> **OBJECTIVE**
Copy out all of the material, matching it word for word.

> **INPUT MATERIAL**
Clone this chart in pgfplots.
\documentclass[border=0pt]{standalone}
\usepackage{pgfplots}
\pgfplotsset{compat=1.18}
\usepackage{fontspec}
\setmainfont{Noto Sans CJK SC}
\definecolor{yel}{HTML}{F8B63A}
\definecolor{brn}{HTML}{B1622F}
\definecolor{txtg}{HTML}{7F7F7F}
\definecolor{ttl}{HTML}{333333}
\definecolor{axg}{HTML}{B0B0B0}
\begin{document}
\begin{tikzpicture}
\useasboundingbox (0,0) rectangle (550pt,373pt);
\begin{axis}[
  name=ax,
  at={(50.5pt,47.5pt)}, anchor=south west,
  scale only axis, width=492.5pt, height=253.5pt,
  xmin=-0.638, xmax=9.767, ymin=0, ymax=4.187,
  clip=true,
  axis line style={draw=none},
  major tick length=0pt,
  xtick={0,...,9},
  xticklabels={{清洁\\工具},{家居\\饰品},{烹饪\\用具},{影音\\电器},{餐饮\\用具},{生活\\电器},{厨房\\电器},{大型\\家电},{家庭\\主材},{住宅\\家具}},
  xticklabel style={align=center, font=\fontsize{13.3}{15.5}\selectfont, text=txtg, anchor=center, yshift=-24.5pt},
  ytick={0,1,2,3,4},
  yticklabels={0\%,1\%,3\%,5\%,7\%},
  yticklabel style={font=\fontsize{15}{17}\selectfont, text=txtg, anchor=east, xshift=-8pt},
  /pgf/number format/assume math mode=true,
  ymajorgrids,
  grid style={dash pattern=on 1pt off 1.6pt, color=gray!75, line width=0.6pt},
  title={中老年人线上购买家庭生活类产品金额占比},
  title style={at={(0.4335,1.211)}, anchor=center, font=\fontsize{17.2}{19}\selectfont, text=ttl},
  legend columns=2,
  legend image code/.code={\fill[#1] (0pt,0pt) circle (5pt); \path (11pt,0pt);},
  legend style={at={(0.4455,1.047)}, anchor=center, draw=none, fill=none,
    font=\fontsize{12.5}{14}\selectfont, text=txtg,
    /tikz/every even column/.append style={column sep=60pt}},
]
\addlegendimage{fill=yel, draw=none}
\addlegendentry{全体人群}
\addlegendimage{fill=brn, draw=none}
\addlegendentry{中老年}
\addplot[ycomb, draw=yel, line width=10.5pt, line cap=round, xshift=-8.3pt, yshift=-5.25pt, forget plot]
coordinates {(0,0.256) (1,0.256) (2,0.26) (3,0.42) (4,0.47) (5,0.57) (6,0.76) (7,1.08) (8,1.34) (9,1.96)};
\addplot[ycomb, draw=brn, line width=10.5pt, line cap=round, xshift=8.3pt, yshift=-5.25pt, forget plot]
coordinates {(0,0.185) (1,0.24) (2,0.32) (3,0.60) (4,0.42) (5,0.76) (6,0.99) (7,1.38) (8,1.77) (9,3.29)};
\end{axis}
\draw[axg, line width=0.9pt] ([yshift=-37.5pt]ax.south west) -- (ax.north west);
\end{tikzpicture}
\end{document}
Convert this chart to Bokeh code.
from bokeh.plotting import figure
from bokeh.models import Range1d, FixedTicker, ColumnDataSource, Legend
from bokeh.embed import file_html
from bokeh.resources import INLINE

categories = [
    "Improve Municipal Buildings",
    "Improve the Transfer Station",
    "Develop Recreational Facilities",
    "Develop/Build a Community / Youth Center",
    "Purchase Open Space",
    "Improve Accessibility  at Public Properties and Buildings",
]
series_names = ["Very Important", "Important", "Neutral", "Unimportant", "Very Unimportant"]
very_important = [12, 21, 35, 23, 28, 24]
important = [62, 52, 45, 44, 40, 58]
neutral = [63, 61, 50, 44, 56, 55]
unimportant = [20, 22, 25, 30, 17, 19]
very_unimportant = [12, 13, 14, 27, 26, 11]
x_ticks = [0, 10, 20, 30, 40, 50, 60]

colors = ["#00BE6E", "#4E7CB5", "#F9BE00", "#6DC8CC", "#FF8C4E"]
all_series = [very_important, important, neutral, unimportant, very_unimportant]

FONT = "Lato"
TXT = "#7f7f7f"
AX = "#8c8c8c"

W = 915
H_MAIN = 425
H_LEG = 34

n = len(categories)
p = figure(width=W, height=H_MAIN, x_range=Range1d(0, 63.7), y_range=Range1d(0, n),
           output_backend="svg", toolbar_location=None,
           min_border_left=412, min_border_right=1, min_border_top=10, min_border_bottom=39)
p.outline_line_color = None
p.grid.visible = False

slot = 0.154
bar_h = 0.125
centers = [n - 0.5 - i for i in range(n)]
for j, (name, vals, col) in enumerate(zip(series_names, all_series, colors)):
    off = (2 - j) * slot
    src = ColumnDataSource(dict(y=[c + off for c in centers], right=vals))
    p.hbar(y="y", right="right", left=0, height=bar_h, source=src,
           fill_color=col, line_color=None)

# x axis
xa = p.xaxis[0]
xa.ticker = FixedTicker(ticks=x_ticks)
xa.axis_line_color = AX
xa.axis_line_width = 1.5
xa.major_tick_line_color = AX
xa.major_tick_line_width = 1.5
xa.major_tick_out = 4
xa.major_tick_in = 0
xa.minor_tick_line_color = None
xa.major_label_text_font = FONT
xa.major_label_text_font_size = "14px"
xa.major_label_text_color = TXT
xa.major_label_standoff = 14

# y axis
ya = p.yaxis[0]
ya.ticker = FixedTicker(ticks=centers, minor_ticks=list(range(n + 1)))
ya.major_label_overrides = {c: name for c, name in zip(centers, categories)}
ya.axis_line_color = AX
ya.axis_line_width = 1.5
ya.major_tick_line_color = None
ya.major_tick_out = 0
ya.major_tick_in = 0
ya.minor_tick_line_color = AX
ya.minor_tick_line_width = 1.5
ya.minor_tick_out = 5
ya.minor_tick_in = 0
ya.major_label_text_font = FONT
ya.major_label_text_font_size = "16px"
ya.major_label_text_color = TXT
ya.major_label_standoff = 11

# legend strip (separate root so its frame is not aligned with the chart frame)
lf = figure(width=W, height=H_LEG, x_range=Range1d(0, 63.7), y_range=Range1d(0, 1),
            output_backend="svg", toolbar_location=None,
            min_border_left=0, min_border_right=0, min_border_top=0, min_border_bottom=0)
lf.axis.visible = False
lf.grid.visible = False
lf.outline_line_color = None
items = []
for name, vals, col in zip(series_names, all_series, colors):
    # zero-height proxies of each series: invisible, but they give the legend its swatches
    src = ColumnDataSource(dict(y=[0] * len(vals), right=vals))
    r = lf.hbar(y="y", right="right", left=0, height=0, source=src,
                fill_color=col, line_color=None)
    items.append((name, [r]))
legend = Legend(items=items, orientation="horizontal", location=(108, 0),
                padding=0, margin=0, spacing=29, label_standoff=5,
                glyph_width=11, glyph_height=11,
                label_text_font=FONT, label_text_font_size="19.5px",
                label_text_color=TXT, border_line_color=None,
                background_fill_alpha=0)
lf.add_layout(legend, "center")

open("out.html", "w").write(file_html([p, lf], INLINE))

> **PROBLEM SOLUTION**
Clone this chart in pgfplots.
\documentclass[border=0pt]{standalone}
\usepackage{pgfplots}
\pgfplotsset{compat=1.18}
\usepackage{fontspec}
\setmainfont{Noto Sans CJK SC}
\definecolor{yel}{HTML}{F8B63A}
\definecolor{brn}{HTML}{B1622F}
\definecolor{txtg}{HTML}{7F7F7F}
\definecolor{ttl}{HTML}{333333}
\definecolor{axg}{HTML}{B0B0B0}
\begin{document}
\begin{tikzpicture}
\useasboundingbox (0,0) rectangle (550pt,373pt);
\begin{axis}[
  name=ax,
  at={(50.5pt,47.5pt)}, anchor=south west,
  scale only axis, width=492.5pt, height=253.5pt,
  xmin=-0.638, xmax=9.767, ymin=0, ymax=4.187,
  clip=true,
  axis line style={draw=none},
  major tick length=0pt,
  xtick={0,...,9},
  xticklabels={{清洁\\工具},{家居\\饰品},{烹饪\\用具},{影音\\电器},{餐饮\\用具},{生活\\电器},{厨房\\电器},{大型\\家电},{家庭\\主材},{住宅\\家具}},
  xticklabel style={align=center, font=\fontsize{13.3}{15.5}\selectfont, text=txtg, anchor=center, yshift=-24.5pt},
  ytick={0,1,2,3,4},
  yticklabels={0\%,1\%,3\%,5\%,7\%},
  yticklabel style={font=\fontsize{15}{17}\selectfont, text=txtg, anchor=east, xshift=-8pt},
  /pgf/number format/assume math mode=true,
  ymajorgrids,
  grid style={dash pattern=on 1pt off 1.6pt, color=gray!75, line width=0.6pt},
  title={中老年人线上购买家庭生活类产品金额占比},
  title style={at={(0.4335,1.211)}, anchor=center, font=\fontsize{17.2}{19}\selectfont, text=ttl},
  legend columns=2,
  legend image code/.code={\fill[#1] (0pt,0pt) circle (5pt); \path (11pt,0pt);},
  legend style={at={(0.4455,1.047)}, anchor=center, draw=none, fill=none,
    font=\fontsize{12.5}{14}\selectfont, text=txtg,
    /tikz/every even column/.append style={column sep=60pt}},
]
\addlegendimage{fill=yel, draw=none}
\addlegendentry{全体人群}
\addlegendimage{fill=brn, draw=none}
\addlegendentry{中老年}
\addplot[ycomb, draw=yel, line width=10.5pt, line cap=round, xshift=-8.3pt, yshift=-5.25pt, forget plot]
coordinates {(0,0.256) (1,0.256) (2,0.26) (3,0.42) (4,0.47) (5,0.57) (6,0.76) (7,1.08) (8,1.34) (9,1.96)};
\addplot[ycomb, draw=brn, line width=10.5pt, line cap=round, xshift=8.3pt, yshift=-5.25pt, forget plot]
coordinates {(0,0.185) (1,0.24) (2,0.32) (3,0.60) (4,0.42) (5,0.76) (6,0.99) (7,1.38) (8,1.77) (9,3.29)};
\end{axis}
\draw[axg, line width=0.9pt] ([yshift=-37.5pt]ax.south west) -- (ax.north west);
\end{tikzpicture}
\end{document}
Convert this chart to Bokeh code.
from bokeh.plotting import figure
from bokeh.models import Range1d, FixedTicker, ColumnDataSource, Legend
from bokeh.embed import file_html
from bokeh.resources import INLINE

categories = [
    "Improve Municipal Buildings",
    "Improve the Transfer Station",
    "Develop Recreational Facilities",
    "Develop/Build a Community / Youth Center",
    "Purchase Open Space",
    "Improve Accessibility  at Public Properties and Buildings",
]
series_names = ["Very Important", "Important", "Neutral", "Unimportant", "Very Unimportant"]
very_important = [12, 21, 35, 23, 28, 24]
important = [62, 52, 45, 44, 40, 58]
neutral = [63, 61, 50, 44, 56, 55]
unimportant = [20, 22, 25, 30, 17, 19]
very_unimportant = [12, 13, 14, 27, 26, 11]
x_ticks = [0, 10, 20, 30, 40, 50, 60]

colors = ["#00BE6E", "#4E7CB5", "#F9BE00", "#6DC8CC", "#FF8C4E"]
all_series = [very_important, important, neutral, unimportant, very_unimportant]

FONT = "Lato"
TXT = "#7f7f7f"
AX = "#8c8c8c"

W = 915
H_MAIN = 425
H_LEG = 34

n = len(categories)
p = figure(width=W, height=H_MAIN, x_range=Range1d(0, 63.7), y_range=Range1d(0, n),
           output_backend="svg", toolbar_location=None,
           min_border_left=412, min_border_right=1, min_border_top=10, min_border_bottom=39)
p.outline_line_color = None
p.grid.visible = False

slot = 0.154
bar_h = 0.125
centers = [n - 0.5 - i for i in range(n)]
for j, (name, vals, col) in enumerate(zip(series_names, all_series, colors)):
    off = (2 - j) * slot
    src = ColumnDataSource(dict(y=[c + off for c in centers], right=vals))
    p.hbar(y="y", right="right", left=0, height=bar_h, source=src,
           fill_color=col, line_color=None)

# x axis
xa = p.xaxis[0]
xa.ticker = FixedTicker(ticks=x_ticks)
xa.axis_line_color = AX
xa.axis_line_width = 1.5
xa.major_tick_line_color = AX
xa.major_tick_line_width = 1.5
xa.major_tick_out = 4
xa.major_tick_in = 0
xa.minor_tick_line_color = None
xa.major_label_text_font = FONT
xa.major_label_text_font_size = "14px"
xa.major_label_text_color = TXT
xa.major_label_standoff = 14

# y axis
ya = p.yaxis[0]
ya.ticker = FixedTicker(ticks=centers, minor_ticks=list(range(n + 1)))
ya.major_label_overrides = {c: name for c, name in zip(centers, categories)}
ya.axis_line_color = AX
ya.axis_line_width = 1.5
ya.major_tick_line_color = None
ya.major_tick_out = 0
ya.major_tick_in = 0
ya.minor_tick_line_color = AX
ya.minor_tick_line_width = 1.5
ya.minor_tick_out = 5
ya.minor_tick_in = 0
ya.major_label_text_font = FONT
ya.major_label_text_font_size = "16px"
ya.major_label_text_color = TXT
ya.major_label_standoff = 11

# legend strip (separate root so its frame is not aligned with the chart frame)
lf = figure(width=W, height=H_LEG, x_range=Range1d(0, 63.7), y_range=Range1d(0, 1),
            output_backend="svg", toolbar_location=None,
            min_border_left=0, min_border_right=0, min_border_top=0, min_border_bottom=0)
lf.axis.visible = False
lf.grid.visible = False
lf.outline_line_color = None
items = []
for name, vals, col in zip(series_names, all_series, colors):
    # zero-height proxies of each series: invisible, but they give the legend its swatches
    src = ColumnDataSource(dict(y=[0] * len(vals), right=vals))
    r = lf.hbar(y="y", right="right", left=0, height=0, source=src,
                fill_color=col, line_color=None)
    items.append((name, [r]))
legend = Legend(items=items, orientation="horizontal", location=(108, 0),
                padding=0, margin=0, spacing=29, label_standoff=5,
                glyph_width=11, glyph_height=11,
                label_text_font=FONT, label_text_font_size="19.5px",
                label_text_color=TXT, border_line_color=None,
                background_fill_alpha=0)
lf.add_layout(legend, "center")

open("out.html", "w").write(file_html([p, lf], INLINE))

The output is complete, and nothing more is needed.